— start of INFORMATION SHOWN —

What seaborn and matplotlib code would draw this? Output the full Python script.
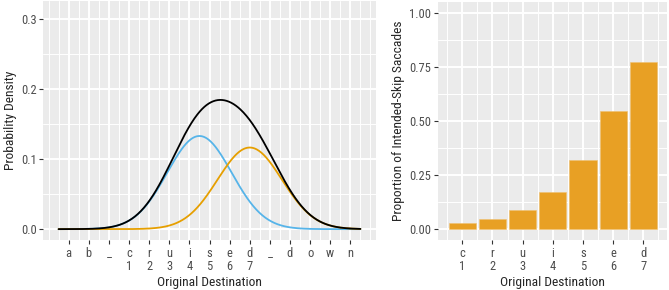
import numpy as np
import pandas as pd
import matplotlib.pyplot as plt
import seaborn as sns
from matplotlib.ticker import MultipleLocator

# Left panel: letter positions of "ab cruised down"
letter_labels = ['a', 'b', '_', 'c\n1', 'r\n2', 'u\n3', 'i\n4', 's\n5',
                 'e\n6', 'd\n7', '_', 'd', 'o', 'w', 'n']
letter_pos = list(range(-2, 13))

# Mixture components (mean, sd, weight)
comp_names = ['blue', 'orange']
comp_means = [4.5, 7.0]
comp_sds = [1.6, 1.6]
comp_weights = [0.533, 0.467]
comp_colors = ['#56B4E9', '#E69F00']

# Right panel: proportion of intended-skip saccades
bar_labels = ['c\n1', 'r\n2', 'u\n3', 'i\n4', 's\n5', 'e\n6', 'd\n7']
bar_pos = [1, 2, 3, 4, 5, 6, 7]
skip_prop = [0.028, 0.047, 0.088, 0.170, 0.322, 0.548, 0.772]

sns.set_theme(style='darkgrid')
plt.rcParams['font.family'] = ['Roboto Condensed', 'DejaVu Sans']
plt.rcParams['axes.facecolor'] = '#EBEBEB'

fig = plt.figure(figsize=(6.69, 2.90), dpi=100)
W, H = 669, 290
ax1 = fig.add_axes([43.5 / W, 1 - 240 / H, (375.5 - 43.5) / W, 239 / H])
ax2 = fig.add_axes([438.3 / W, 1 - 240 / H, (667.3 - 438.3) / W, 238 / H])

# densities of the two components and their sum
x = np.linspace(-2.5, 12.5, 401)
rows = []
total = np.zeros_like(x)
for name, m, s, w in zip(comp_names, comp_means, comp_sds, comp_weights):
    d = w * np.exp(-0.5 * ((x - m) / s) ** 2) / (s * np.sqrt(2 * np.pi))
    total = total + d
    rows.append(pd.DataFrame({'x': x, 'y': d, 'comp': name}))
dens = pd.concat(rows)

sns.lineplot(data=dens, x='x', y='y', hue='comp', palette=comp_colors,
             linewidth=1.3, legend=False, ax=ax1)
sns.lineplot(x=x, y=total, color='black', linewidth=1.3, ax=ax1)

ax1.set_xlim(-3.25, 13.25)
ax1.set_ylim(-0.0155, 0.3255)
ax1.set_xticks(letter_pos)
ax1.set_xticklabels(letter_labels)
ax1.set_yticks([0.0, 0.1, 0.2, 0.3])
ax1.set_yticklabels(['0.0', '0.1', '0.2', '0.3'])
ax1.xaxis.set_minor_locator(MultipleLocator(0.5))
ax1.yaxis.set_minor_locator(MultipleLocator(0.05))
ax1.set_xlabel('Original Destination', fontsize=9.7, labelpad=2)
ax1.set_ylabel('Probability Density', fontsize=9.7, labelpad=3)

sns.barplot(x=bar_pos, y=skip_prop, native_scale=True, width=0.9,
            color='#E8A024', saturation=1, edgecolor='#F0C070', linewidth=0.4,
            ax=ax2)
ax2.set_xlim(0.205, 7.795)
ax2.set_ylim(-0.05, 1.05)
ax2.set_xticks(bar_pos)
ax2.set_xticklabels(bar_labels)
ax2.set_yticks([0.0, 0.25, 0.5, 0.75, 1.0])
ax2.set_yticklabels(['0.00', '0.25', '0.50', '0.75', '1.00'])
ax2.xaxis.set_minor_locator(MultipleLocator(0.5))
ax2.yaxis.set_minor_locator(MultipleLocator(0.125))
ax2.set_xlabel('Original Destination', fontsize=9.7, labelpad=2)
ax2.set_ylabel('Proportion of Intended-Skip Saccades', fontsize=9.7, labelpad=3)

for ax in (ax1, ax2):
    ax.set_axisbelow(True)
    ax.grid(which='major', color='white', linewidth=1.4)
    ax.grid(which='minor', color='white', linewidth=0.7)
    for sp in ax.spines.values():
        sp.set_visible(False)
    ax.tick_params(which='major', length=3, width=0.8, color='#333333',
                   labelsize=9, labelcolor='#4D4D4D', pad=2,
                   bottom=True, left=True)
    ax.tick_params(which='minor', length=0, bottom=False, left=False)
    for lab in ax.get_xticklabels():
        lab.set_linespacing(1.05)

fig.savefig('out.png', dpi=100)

— end of INFORMATION SHOWN —

=== WORK TO BE COMPLETED ===
Repeat, with no pictures, each line from the beginning of the data through the line containing "from matplotlib.ticker import MultipleLocator", inclusive.

=== OUTPUT ===
What seaborn and matplotlib code would draw this? Output the full Python script.
import numpy as np
import pandas as pd
import matplotlib.pyplot as plt
import seaborn as sns
from matplotlib.ticker import MultipleLocator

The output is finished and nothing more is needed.